======== DATASET ROWS
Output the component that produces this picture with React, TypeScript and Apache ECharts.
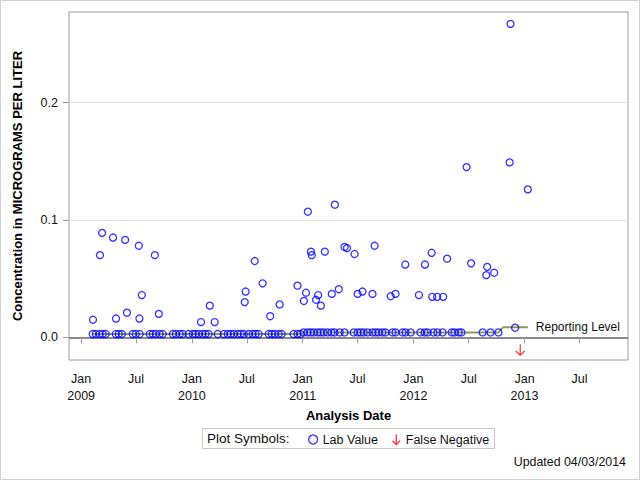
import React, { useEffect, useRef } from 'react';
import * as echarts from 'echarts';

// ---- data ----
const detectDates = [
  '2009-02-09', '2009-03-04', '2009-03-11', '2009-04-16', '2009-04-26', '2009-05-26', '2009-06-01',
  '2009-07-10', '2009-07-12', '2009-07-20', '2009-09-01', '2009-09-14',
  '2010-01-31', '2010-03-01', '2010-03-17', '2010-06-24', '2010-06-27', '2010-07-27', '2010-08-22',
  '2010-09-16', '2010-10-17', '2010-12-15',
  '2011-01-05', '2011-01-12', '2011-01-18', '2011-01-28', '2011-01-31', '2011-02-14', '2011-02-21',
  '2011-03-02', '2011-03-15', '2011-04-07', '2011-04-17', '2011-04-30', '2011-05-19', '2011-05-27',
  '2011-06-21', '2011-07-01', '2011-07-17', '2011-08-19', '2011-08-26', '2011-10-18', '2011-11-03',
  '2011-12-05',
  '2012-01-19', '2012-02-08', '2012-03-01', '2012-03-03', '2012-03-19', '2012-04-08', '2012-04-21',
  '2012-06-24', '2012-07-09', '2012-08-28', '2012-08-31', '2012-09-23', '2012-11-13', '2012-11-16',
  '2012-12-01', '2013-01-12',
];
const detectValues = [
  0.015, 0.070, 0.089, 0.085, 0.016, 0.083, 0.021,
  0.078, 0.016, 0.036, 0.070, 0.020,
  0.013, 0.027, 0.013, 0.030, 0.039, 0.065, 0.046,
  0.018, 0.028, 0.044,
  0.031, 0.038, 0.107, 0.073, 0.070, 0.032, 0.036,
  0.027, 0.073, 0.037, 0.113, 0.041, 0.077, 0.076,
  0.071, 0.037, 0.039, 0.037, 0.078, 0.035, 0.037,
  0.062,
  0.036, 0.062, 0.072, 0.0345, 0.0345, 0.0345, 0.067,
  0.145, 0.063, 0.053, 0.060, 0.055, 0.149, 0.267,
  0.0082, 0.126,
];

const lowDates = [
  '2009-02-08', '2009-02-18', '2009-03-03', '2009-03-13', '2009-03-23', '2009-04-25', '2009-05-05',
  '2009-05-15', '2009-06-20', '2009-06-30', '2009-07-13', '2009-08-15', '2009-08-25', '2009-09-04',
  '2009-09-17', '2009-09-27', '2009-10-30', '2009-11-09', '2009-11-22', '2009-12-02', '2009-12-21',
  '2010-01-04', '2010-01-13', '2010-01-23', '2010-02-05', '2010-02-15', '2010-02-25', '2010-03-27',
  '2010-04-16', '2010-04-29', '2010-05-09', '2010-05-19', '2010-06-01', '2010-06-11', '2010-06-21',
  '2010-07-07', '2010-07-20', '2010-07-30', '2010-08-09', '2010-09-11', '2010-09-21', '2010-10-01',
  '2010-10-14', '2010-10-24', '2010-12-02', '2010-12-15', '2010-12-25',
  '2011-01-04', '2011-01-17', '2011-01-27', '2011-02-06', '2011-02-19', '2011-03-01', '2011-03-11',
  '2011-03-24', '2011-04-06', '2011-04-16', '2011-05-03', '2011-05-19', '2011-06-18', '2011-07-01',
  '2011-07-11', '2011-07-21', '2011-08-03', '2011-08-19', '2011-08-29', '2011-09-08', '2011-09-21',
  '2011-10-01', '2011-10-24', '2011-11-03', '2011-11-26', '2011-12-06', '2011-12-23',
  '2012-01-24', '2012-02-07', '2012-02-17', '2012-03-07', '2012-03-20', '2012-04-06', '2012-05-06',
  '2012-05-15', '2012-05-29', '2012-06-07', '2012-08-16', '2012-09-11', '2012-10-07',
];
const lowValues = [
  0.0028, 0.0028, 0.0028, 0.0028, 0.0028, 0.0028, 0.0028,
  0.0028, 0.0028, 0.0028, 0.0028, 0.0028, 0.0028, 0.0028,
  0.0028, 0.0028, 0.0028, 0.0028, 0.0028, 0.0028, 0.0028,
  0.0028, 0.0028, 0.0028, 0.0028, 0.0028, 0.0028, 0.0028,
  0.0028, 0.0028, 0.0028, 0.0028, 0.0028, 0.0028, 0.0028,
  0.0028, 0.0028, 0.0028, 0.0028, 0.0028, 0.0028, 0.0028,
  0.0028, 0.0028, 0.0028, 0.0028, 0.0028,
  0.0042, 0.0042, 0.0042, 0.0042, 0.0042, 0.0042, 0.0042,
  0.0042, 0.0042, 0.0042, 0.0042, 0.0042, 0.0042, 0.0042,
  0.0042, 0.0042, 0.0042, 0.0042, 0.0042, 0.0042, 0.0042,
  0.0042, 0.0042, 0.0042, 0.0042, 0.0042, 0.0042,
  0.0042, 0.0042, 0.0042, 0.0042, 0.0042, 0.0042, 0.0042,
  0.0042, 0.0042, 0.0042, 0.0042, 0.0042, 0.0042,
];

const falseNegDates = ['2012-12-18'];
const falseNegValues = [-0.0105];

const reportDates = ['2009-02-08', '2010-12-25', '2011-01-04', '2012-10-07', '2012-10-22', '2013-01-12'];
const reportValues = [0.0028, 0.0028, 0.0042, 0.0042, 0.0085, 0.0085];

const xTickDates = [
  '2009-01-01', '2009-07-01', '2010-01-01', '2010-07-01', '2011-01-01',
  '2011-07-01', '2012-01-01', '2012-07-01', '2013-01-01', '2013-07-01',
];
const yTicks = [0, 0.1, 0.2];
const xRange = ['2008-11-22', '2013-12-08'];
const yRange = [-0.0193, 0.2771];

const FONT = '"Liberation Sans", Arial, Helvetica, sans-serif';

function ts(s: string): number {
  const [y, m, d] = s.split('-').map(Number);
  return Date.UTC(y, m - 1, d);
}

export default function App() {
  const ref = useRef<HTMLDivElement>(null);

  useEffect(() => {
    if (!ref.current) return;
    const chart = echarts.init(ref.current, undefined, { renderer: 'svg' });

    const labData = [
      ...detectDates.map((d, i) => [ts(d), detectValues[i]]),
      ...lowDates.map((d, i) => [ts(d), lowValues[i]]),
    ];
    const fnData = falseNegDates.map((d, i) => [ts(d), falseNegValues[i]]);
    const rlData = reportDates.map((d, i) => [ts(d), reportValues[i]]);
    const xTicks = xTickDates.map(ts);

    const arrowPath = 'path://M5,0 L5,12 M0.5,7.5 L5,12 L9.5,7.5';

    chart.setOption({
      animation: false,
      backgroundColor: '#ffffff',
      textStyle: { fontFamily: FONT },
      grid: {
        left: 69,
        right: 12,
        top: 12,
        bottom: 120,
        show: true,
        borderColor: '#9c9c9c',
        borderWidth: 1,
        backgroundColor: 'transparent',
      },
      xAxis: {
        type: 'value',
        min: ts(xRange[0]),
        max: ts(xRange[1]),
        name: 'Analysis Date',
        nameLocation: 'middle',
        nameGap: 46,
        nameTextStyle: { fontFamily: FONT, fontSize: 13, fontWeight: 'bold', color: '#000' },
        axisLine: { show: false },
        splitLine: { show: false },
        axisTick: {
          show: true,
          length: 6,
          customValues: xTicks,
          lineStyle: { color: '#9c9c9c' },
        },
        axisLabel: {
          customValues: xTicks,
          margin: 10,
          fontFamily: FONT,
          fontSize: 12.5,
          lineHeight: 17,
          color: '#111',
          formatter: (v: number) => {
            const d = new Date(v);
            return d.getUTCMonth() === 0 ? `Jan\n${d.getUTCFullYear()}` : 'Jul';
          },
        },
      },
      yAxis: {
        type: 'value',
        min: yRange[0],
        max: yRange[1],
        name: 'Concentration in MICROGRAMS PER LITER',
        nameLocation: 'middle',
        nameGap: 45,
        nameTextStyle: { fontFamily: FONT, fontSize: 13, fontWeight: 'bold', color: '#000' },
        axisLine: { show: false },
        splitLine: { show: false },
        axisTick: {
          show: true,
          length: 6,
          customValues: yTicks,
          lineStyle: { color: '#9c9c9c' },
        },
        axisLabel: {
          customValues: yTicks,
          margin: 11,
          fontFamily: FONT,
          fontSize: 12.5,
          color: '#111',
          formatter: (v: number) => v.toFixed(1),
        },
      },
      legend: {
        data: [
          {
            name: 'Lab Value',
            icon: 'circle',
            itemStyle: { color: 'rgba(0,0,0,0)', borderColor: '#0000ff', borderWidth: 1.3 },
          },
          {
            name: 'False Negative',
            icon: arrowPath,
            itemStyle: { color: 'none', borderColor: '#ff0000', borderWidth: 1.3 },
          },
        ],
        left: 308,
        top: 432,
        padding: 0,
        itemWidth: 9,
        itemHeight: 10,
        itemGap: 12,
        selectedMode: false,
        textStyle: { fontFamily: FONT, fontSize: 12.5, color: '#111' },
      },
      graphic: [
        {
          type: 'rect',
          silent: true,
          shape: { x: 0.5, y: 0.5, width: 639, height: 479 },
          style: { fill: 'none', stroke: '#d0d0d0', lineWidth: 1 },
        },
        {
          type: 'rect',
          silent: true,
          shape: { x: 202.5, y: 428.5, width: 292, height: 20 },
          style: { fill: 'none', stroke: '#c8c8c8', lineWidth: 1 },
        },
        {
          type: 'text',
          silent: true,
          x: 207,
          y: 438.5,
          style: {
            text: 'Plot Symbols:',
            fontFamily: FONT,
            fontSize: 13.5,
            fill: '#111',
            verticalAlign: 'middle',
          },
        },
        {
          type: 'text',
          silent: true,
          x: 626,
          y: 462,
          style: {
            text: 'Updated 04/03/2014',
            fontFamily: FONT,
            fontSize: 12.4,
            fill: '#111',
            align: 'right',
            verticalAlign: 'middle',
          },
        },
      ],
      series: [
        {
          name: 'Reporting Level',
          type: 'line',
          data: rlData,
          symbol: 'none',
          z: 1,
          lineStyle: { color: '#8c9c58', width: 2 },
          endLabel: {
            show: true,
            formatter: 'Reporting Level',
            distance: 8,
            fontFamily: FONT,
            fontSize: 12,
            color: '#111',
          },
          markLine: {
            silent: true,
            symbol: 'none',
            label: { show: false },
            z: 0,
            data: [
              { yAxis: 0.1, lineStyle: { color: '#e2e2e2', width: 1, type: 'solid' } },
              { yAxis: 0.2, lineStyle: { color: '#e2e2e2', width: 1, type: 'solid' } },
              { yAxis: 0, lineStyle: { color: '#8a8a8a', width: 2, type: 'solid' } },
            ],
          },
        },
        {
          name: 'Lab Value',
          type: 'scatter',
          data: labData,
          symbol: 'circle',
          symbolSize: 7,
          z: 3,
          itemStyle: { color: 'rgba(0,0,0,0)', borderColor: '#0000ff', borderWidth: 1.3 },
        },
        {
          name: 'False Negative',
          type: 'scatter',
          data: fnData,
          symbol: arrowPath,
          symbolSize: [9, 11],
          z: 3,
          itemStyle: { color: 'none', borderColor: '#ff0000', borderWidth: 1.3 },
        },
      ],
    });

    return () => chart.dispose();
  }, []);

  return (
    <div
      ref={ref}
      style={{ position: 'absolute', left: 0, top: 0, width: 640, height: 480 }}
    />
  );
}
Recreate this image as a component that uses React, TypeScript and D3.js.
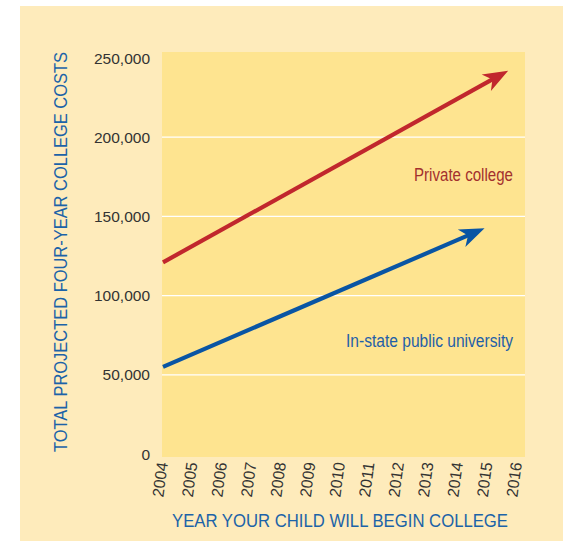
================
- WHAT YOU ARE ASKED TO DO: Write out exactly the opening lines of the data, stopping after the line that holds "import * as echarts from 'echarts';". Exclude pictures.

- SOLVED EXERCISE:
Output the component that produces this picture with React, TypeScript and Apache ECharts.
import React, { useEffect, useRef } from 'react';
import * as echarts from 'echarts';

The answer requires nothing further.